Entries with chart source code
╭──
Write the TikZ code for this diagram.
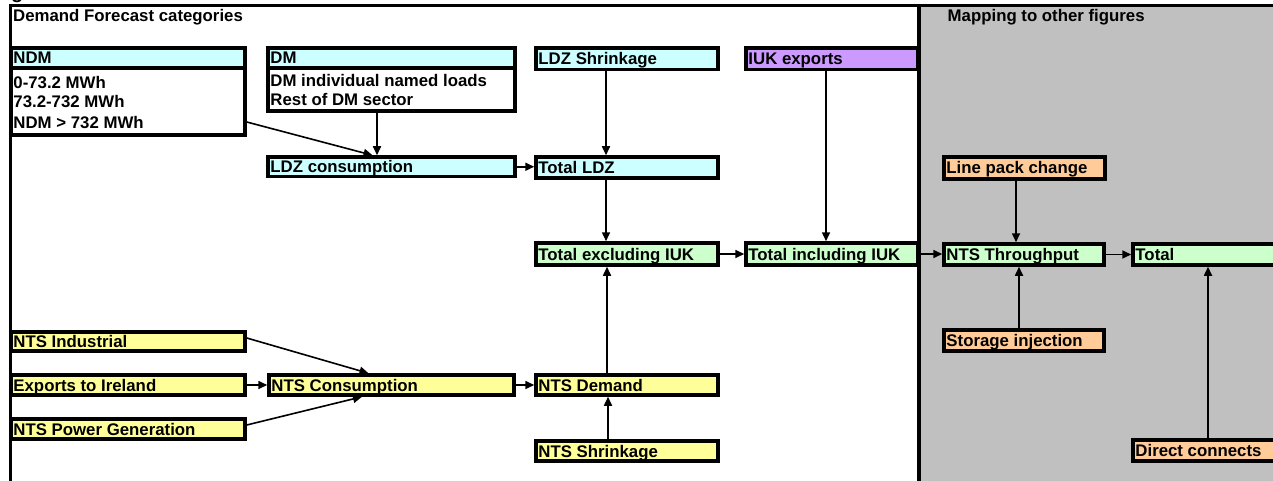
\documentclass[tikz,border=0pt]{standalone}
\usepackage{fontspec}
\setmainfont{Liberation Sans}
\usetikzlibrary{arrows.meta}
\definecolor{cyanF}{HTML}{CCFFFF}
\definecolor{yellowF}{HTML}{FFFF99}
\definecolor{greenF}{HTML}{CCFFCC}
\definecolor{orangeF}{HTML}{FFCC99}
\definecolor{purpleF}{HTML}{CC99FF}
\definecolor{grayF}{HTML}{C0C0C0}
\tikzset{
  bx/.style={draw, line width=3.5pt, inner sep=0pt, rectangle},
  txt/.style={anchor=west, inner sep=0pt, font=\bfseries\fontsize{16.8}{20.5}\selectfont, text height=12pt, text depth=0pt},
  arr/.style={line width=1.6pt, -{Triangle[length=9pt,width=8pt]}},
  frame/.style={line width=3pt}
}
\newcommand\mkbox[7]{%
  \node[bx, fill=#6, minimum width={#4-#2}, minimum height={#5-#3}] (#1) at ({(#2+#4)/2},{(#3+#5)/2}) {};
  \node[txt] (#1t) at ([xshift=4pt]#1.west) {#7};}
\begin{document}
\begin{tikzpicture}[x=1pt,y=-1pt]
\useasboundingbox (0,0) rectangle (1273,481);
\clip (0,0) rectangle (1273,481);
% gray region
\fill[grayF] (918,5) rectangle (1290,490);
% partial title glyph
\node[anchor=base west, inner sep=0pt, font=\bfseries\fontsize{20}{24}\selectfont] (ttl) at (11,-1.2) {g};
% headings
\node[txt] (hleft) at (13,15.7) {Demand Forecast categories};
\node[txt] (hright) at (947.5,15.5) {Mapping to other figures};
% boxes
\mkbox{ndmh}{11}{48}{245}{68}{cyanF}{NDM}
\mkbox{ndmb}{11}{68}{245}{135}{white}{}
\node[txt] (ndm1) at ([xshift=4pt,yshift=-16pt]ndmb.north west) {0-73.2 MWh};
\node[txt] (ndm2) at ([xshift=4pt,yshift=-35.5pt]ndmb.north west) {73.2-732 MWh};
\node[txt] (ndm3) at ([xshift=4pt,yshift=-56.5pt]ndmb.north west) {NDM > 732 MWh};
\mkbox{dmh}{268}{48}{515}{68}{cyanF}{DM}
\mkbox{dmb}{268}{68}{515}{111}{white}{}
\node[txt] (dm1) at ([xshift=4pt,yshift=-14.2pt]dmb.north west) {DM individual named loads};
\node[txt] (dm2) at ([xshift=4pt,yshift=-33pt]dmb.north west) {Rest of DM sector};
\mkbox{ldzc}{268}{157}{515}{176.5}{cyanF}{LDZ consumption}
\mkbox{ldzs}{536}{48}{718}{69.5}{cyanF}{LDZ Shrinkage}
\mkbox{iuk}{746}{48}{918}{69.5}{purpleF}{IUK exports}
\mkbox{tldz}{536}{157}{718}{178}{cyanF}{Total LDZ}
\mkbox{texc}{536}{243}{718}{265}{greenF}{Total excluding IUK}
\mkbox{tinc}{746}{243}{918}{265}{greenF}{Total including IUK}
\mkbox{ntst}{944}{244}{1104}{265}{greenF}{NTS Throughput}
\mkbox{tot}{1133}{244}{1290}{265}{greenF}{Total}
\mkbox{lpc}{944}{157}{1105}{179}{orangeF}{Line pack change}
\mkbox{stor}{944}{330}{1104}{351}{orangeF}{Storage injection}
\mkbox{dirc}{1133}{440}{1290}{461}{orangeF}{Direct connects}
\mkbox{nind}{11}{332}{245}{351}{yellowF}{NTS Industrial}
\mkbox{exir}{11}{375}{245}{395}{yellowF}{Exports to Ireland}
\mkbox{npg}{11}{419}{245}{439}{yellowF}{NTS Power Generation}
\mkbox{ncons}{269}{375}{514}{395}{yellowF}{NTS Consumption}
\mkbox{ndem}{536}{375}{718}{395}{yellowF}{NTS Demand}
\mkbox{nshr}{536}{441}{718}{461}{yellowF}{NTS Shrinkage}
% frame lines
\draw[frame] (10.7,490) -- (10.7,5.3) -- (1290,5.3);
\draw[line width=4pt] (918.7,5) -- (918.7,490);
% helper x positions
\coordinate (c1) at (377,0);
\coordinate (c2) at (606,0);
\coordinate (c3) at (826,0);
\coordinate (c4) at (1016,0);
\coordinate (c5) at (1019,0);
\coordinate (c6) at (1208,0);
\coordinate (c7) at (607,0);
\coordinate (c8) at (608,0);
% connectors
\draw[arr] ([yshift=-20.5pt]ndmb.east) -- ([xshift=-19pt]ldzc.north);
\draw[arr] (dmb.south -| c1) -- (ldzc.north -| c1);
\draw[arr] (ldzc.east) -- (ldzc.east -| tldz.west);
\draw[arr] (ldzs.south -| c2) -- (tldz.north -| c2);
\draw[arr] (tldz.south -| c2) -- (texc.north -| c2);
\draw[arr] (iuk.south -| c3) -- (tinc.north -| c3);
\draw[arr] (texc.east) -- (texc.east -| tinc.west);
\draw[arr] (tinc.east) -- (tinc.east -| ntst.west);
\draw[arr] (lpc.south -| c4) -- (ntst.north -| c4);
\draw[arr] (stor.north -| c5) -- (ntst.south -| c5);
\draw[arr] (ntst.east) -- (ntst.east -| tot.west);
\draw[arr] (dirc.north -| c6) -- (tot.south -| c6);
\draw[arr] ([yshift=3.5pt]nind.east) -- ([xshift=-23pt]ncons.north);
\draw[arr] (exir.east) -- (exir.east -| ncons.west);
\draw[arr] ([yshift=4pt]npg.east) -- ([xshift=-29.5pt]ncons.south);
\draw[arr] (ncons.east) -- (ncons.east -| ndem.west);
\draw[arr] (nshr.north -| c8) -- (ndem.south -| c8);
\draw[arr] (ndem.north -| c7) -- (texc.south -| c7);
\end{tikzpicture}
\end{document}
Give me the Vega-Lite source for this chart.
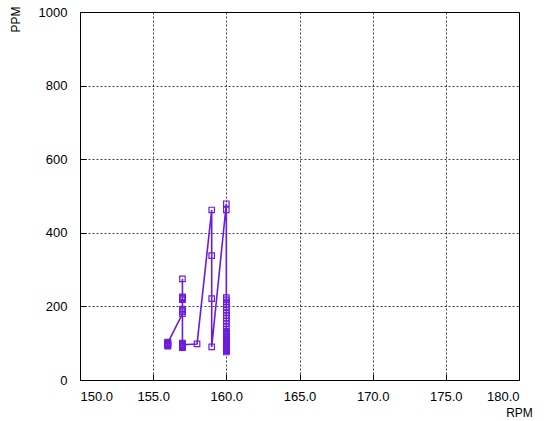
╰──
Task requirements
Leave images out of the retyped records; keep all else exact.

Exercise solution
Write the TikZ code for this diagram.
\documentclass[tikz,border=0pt]{standalone}
\usepackage{fontspec}
\setmainfont{Liberation Sans}
\usetikzlibrary{arrows.meta}
\definecolor{cyanF}{HTML}{CCFFFF}
\definecolor{yellowF}{HTML}{FFFF99}
\definecolor{greenF}{HTML}{CCFFCC}
\definecolor{orangeF}{HTML}{FFCC99}
\definecolor{purpleF}{HTML}{CC99FF}
\definecolor{grayF}{HTML}{C0C0C0}
\tikzset{
  bx/.style={draw, line width=3.5pt, inner sep=0pt, rectangle},
  txt/.style={anchor=west, inner sep=0pt, font=\bfseries\fontsize{16.8}{20.5}\selectfont, text height=12pt, text depth=0pt},
  arr/.style={line width=1.6pt, -{Triangle[length=9pt,width=8pt]}},
  frame/.style={line width=3pt}
}
\newcommand\mkbox[7]{%
  \node[bx, fill=#6, minimum width={#4-#2}, minimum height={#5-#3}] (#1) at ({(#2+#4)/2},{(#3+#5)/2}) {};
  \node[txt] (#1t) at ([xshift=4pt]#1.west) {#7};}
\begin{document}
\begin{tikzpicture}[x=1pt,y=-1pt]
\useasboundingbox (0,0) rectangle (1273,481);
\clip (0,0) rectangle (1273,481);
% gray region
\fill[grayF] (918,5) rectangle (1290,490);
% partial title glyph
\node[anchor=base west, inner sep=0pt, font=\bfseries\fontsize{20}{24}\selectfont] (ttl) at (11,-1.2) {g};
% headings
\node[txt] (hleft) at (13,15.7) {Demand Forecast categories};
\node[txt] (hright) at (947.5,15.5) {Mapping to other figures};
% boxes
\mkbox{ndmh}{11}{48}{245}{68}{cyanF}{NDM}
\mkbox{ndmb}{11}{68}{245}{135}{white}{}
\node[txt] (ndm1) at ([xshift=4pt,yshift=-16pt]ndmb.north west) {0-73.2 MWh};
\node[txt] (ndm2) at ([xshift=4pt,yshift=-35.5pt]ndmb.north west) {73.2-732 MWh};
\node[txt] (ndm3) at ([xshift=4pt,yshift=-56.5pt]ndmb.north west) {NDM > 732 MWh};
\mkbox{dmh}{268}{48}{515}{68}{cyanF}{DM}
\mkbox{dmb}{268}{68}{515}{111}{white}{}
\node[txt] (dm1) at ([xshift=4pt,yshift=-14.2pt]dmb.north west) {DM individual named loads};
\node[txt] (dm2) at ([xshift=4pt,yshift=-33pt]dmb.north west) {Rest of DM sector};
\mkbox{ldzc}{268}{157}{515}{176.5}{cyanF}{LDZ consumption}
\mkbox{ldzs}{536}{48}{718}{69.5}{cyanF}{LDZ Shrinkage}
\mkbox{iuk}{746}{48}{918}{69.5}{purpleF}{IUK exports}
\mkbox{tldz}{536}{157}{718}{178}{cyanF}{Total LDZ}
\mkbox{texc}{536}{243}{718}{265}{greenF}{Total excluding IUK}
\mkbox{tinc}{746}{243}{918}{265}{greenF}{Total including IUK}
\mkbox{ntst}{944}{244}{1104}{265}{greenF}{NTS Throughput}
\mkbox{tot}{1133}{244}{1290}{265}{greenF}{Total}
\mkbox{lpc}{944}{157}{1105}{179}{orangeF}{Line pack change}
\mkbox{stor}{944}{330}{1104}{351}{orangeF}{Storage injection}
\mkbox{dirc}{1133}{440}{1290}{461}{orangeF}{Direct connects}
\mkbox{nind}{11}{332}{245}{351}{yellowF}{NTS Industrial}
\mkbox{exir}{11}{375}{245}{395}{yellowF}{Exports to Ireland}
\mkbox{npg}{11}{419}{245}{439}{yellowF}{NTS Power Generation}
\mkbox{ncons}{269}{375}{514}{395}{yellowF}{NTS Consumption}
\mkbox{ndem}{536}{375}{718}{395}{yellowF}{NTS Demand}
\mkbox{nshr}{536}{441}{718}{461}{yellowF}{NTS Shrinkage}
% frame lines
\draw[frame] (10.7,490) -- (10.7,5.3) -- (1290,5.3);
\draw[line width=4pt] (918.7,5) -- (918.7,490);
% helper x positions
\coordinate (c1) at (377,0);
\coordinate (c2) at (606,0);
\coordinate (c3) at (826,0);
\coordinate (c4) at (1016,0);
\coordinate (c5) at (1019,0);
\coordinate (c6) at (1208,0);
\coordinate (c7) at (607,0);
\coordinate (c8) at (608,0);
% connectors
\draw[arr] ([yshift=-20.5pt]ndmb.east) -- ([xshift=-19pt]ldzc.north);
\draw[arr] (dmb.south -| c1) -- (ldzc.north -| c1);
\draw[arr] (ldzc.east) -- (ldzc.east -| tldz.west);
\draw[arr] (ldzs.south -| c2) -- (tldz.north -| c2);
\draw[arr] (tldz.south -| c2) -- (texc.north -| c2);
\draw[arr] (iuk.south -| c3) -- (tinc.north -| c3);
\draw[arr] (texc.east) -- (texc.east -| tinc.west);
\draw[arr] (tinc.east) -- (tinc.east -| ntst.west);
\draw[arr] (lpc.south -| c4) -- (ntst.north -| c4);
\draw[arr] (stor.north -| c5) -- (ntst.south -| c5);
\draw[arr] (ntst.east) -- (ntst.east -| tot.west);
\draw[arr] (dirc.north -| c6) -- (tot.south -| c6);
\draw[arr] ([yshift=3.5pt]nind.east) -- ([xshift=-23pt]ncons.north);
\draw[arr] (exir.east) -- (exir.east -| ncons.west);
\draw[arr] ([yshift=4pt]npg.east) -- ([xshift=-29.5pt]ncons.south);
\draw[arr] (ncons.east) -- (ncons.east -| ndem.west);
\draw[arr] (nshr.north -| c8) -- (ndem.south -| c8);
\draw[arr] (ndem.north -| c7) -- (texc.south -| c7);
\end{tikzpicture}
\end{document}
Give me the Vega-Lite source for this chart.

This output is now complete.